Google will introduce a one-time "advanced flow" for sideloading that includes a mandatory 24-hour waiting period, biometric/PIN reauthentication, and will be available from August; developer verification (legal name, address, email, phone, and sometimes government ID) becomes mandatory in Sept for Brazil, Indonesia, Singapore and Thailand and globally from 2027. Google will allow limited sharing for up to 20 people for students/hobbyists and will launch a Registered App Stores program outside the US by year-end. The policy aims to reduce scam-driven installs but has drawn fierce developer criticism and raises antitrust/privacy and legal scrutiny risk (including ongoing US court constraints).
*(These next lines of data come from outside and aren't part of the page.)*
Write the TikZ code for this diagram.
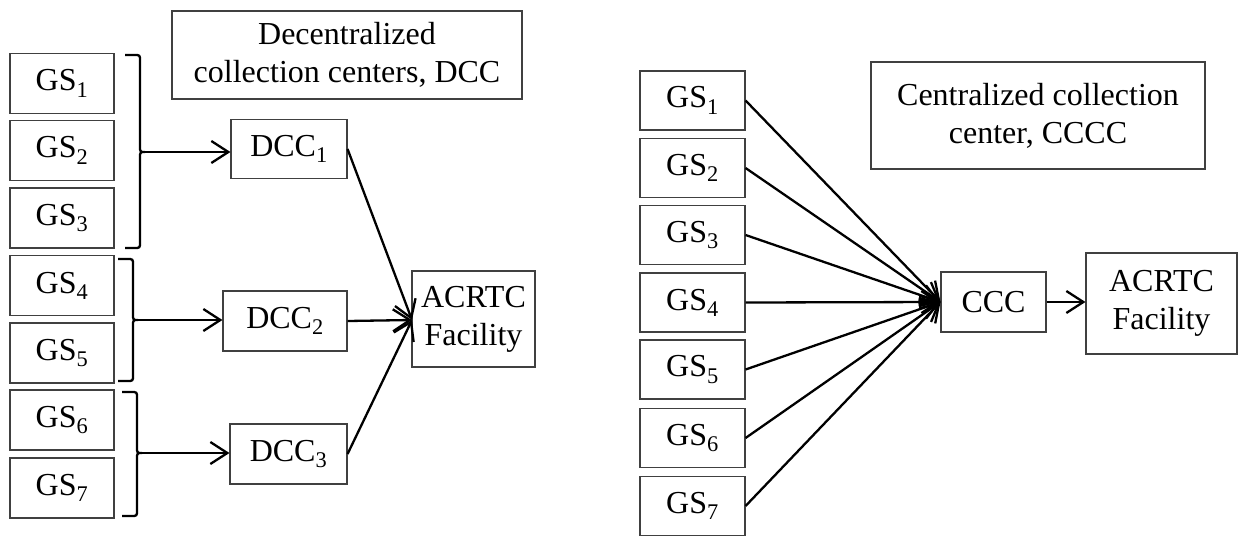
\documentclass[tikz,border=0pt]{standalone}
\usepackage{fontspec}
\setmainfont{Liberation Serif}
\usetikzlibrary{arrows.meta}
\begin{document}
\begin{tikzpicture}[x=1pt,y=-1pt,
  box/.style={draw=black!75,line width=1.1pt,inner sep=0pt,align=center,font=\fontsize{32}{38}\selectfont},
  conn/.style={line width=2.3pt,-{Straight Barb[length=17pt,width=22pt,line width=2.3pt]}},
  brc/.style={line width=2.3pt}]
\useasboundingbox (0,0) rectangle (1238,535);
% ---------- left panel ----------
\node[box,minimum width=350pt,minimum height=88pt] (tl) at (347,55) {Decentralized\\collection centers, DCC};
\foreach \i/\y in {1/83.5,2/150.5,3/218,4/285.5,5/353,6/420,7/488}
  \node[box,minimum width=104pt,minimum height=60pt] (l\i) at (62,\y) {GS\textsubscript{\i}};
\node[box,minimum width=116pt,minimum height=59pt] (d1) at (289,149) {DCC\textsubscript{1}};
\node[box,minimum width=124pt,minimum height=60pt] (d2) at (285,321) {DCC\textsubscript{2}};
\node[box,minimum width=117pt,minimum height=60pt] (d3) at (288.5,454) {DCC\textsubscript{3}};
\node[box,minimum width=123pt,minimum height=96pt] (al) at (473.5,319) {ACRTC\\Facility};
% braces
\draw[brc] (125,55) -- (134,55) .. controls (140,55) .. (140,61) -- (140,146) .. controls (140,152) .. (145,152) .. controls (140,152) .. (140,158) -- (140,242) .. controls (140,248) .. (134,248) -- (125,248);
\coordinate (b1) at (145,152);
\draw[brc] (118,259) -- (127,259) .. controls (133,259) .. (133,265) -- (133,314) .. controls (133,320) .. (138,320) .. controls (133,320) .. (133,326) -- (133,375) .. controls (133,381) .. (127,381) -- (118,381);
\coordinate (b2) at (138,320);
\draw[brc] (122,392) -- (131,392) .. controls (137,392) .. (137,398) -- (137,447) .. controls (137,453) .. (142,453) .. controls (137,453) .. (137,459) -- (137,510) .. controls (137,516) .. (131,516) -- (122,516);
\coordinate (b3) at (142,453);
\draw[conn] (b1) -- (b1 -| d1.west);
\draw[conn] (b2) -- (b2 -| d2.west);
\draw[conn] (b3) -- (b3 -| d3.west);
\coordinate (ain) at (412,320);
\draw[conn] (d1.east) -- (ain);
\draw[conn] (d2.east) -- (ain);
\draw[conn] (d3.east) -- (ain);
% ---------- right panel ----------
\node[box,minimum width=334pt,minimum height=107pt] (tr) at (1038,115.5) {Centralized collection\\center, CCCC};
\foreach \i/\y in {1/100.5,2/168,3/235,4/302.5,5/369.5,6/438,7/506}
  \node[box,minimum width=105pt,minimum height=59pt] (r\i) at (692.5,\y) {GS\textsubscript{\i}};
\node[box,minimum width=105pt,minimum height=60pt] (ccc) at (993.5,302) {CCC};
\node[box,minimum width=151pt,minimum height=101pt] (ar) at (1161.5,303.5) {ACRTC\\Facility};
\foreach \i in {1,...,7}
  \draw[conn] (r\i.east) -- (ccc.west);
\draw[conn] (ccc.east) -- (ar.west |- ccc.east);
\end{tikzpicture}
\end{document}
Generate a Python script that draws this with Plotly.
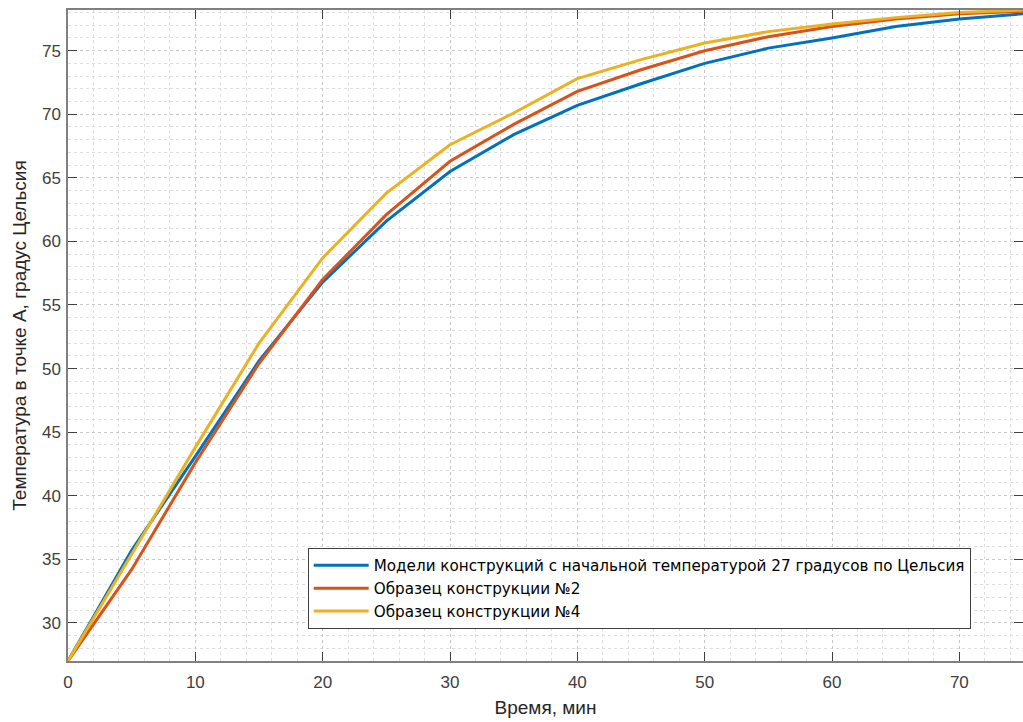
import plotly.graph_objects as go

time_min = [0, 5, 10, 15, 20, 25, 30, 35, 40, 45, 50, 55, 60, 65, 70, 75]
model_27 = [27, 35.7, 43.1, 50.6, 56.8, 61.6, 65.5, 68.4, 70.7, 72.4, 74.0, 75.2, 76.0, 76.9, 77.5, 77.9]
sample_2 = [27, 34.2, 42.6, 50.4, 57.0, 62.1, 66.3, 69.2, 71.8, 73.5, 75.0, 76.1, 76.9, 77.5, 77.9, 78.1]
sample_4 = [27, 35.4, 43.8, 52.0, 58.7, 63.8, 67.6, 70.1, 72.8, 74.3, 75.6, 76.5, 77.1, 77.6, 78.0, 78.2]

names = [
    "Модели конструкций с начальной температурой 27 градусов по Цельсия",
    "Образец конструкции №2",
    "Образец конструкции №4",
]
colors = ["#0072BD", "#D95319", "#EDB120"]

fig = go.Figure()
for ys, nm, c in zip([model_27, sample_2, sample_4], names, colors):
    fig.add_trace(go.Scatter(x=time_min, y=ys, mode="lines", name=nm,
                             line=dict(color=c, width=3)))

FONT = "Liberation Sans, Arial"
axis_common = dict(
    showline=True, linecolor="#808080", linewidth=1.5, mirror="ticks",
    ticks="inside", ticklen=9, tickcolor="#404040", tickwidth=1,
    tickfont=dict(family=FONT, size=17, color="#404040"),
    showgrid=True, gridcolor="#c8c8c8", griddash="dot", gridwidth=1,
    zeroline=False, automargin=False,
)

fig.update_xaxes(
    **axis_common, range=[0, 75], tickvals=[0, 10, 20, 30, 40, 50, 60, 70],
    ticklabelstandoff=5,
    minor=dict(dtick=2, showgrid=True, gridcolor="#dedede", griddash="dot", ticks=""),
    title=dict(text="Время, мин", font=dict(family=FONT, size=19, color="#262626"), standoff=10),
)
fig.update_yaxes(
    **axis_common, range=[27, 78.2], tickvals=[30, 35, 40, 45, 50, 55, 60, 65, 70, 75],
    ticklabelstandoff=2,
    minor=dict(dtick=1, showgrid=True, gridcolor="#dedede", griddash="dot", ticks=""),
    title=dict(text="Температура в точке А, градус Цельсия", font=dict(family=FONT, size=19, color="#262626"), standoff=10),
)

fig.update_layout(
    width=1023, height=722,
    margin=dict(l=68, r=0, t=10, b=61, autoexpand=False),
    plot_bgcolor="white", paper_bgcolor="white",
    legend=dict(
        x=0.251, y=0.1736, xanchor="left", yanchor="top",
        bgcolor="white", bordercolor="#404040", borderwidth=1,
        font=dict(family="DejaVu Sans", size=15.2, color="#000000"),
        itemwidth=55, tracegroupgap=0,
    ),
    showlegend=True,
)

post = """
document.documentElement.style.margin='0';
document.body.style.margin='0';
document.body.style.padding='0';
document.body.style.overflow='hidden';
var gd = document.getElementById('{plot_id}');
Plotly.relayout(gd, {width: 1023, height: 722});
"""

fig.write_html("out.html", post_script=post, config={"displayModeBar": False})
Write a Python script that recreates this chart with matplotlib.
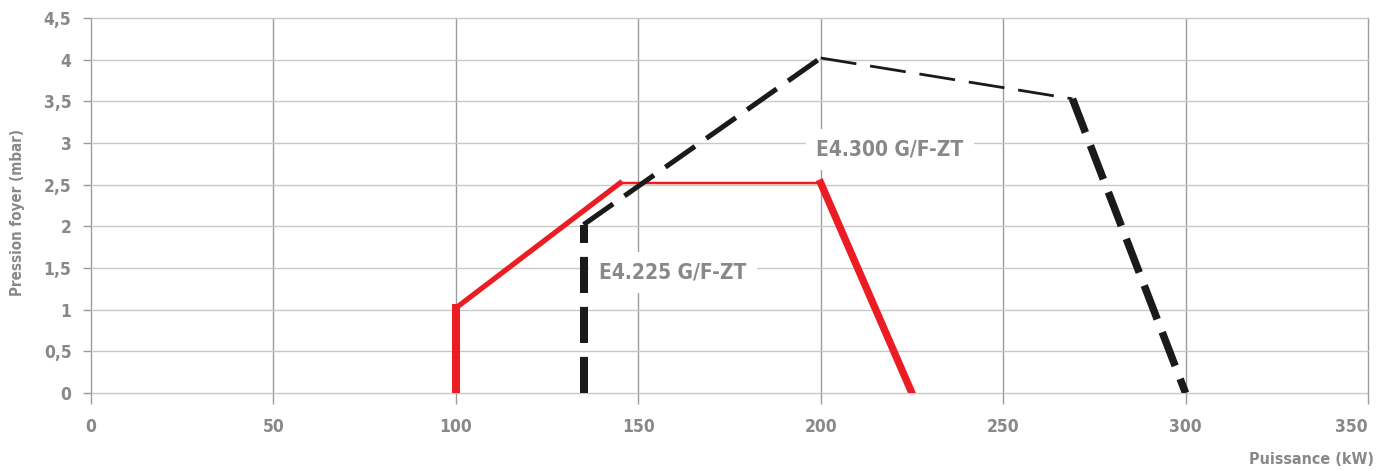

Expect reputational and competitive friction for third-party app ecosystems, but limited immediate financial impact to Alphabet.

Analysis

The policy change raises the fixed costs of reaching Android end-users for independent developers, which will compress the long tail of niche apps faster than most models anticipate. Expect fewer incremental app releases and slower feature experimentation from small teams; that reduces low-frequency unique inventory and may lower bid depth for niche ad placements, producing a subtle but persistent headwind to final-user engagement metrics over 12–24 months. A less-obvious beneficiary is the vetting and identity verification supply chain: document-KYC providers, enterprise identity platforms, and specialized app-store operators can capture recurring revenue as intermediaries. Conversely, companies that monetize scale and breadth of third-party app ecosystems may see margin pressure from lower developer churn; the effect is non-linear because a modest drop in indie innovation tends to depress high-margin ancillary services disproportionately. Tail risks center on regulatory and legal responses — a court or regulator could force structural changes that either blunt Google’s leverage or accelerate third-party store competition, which would change market outcomes within quarters not years. Near-term catalysts include incremental enforcement steps, major developer exits, or a high-profile security incident that either validates the tighter controls or undermines Google’s reputation; any of these could move sentiment and revenue forecasts by multiple percentage points within 3–9 months.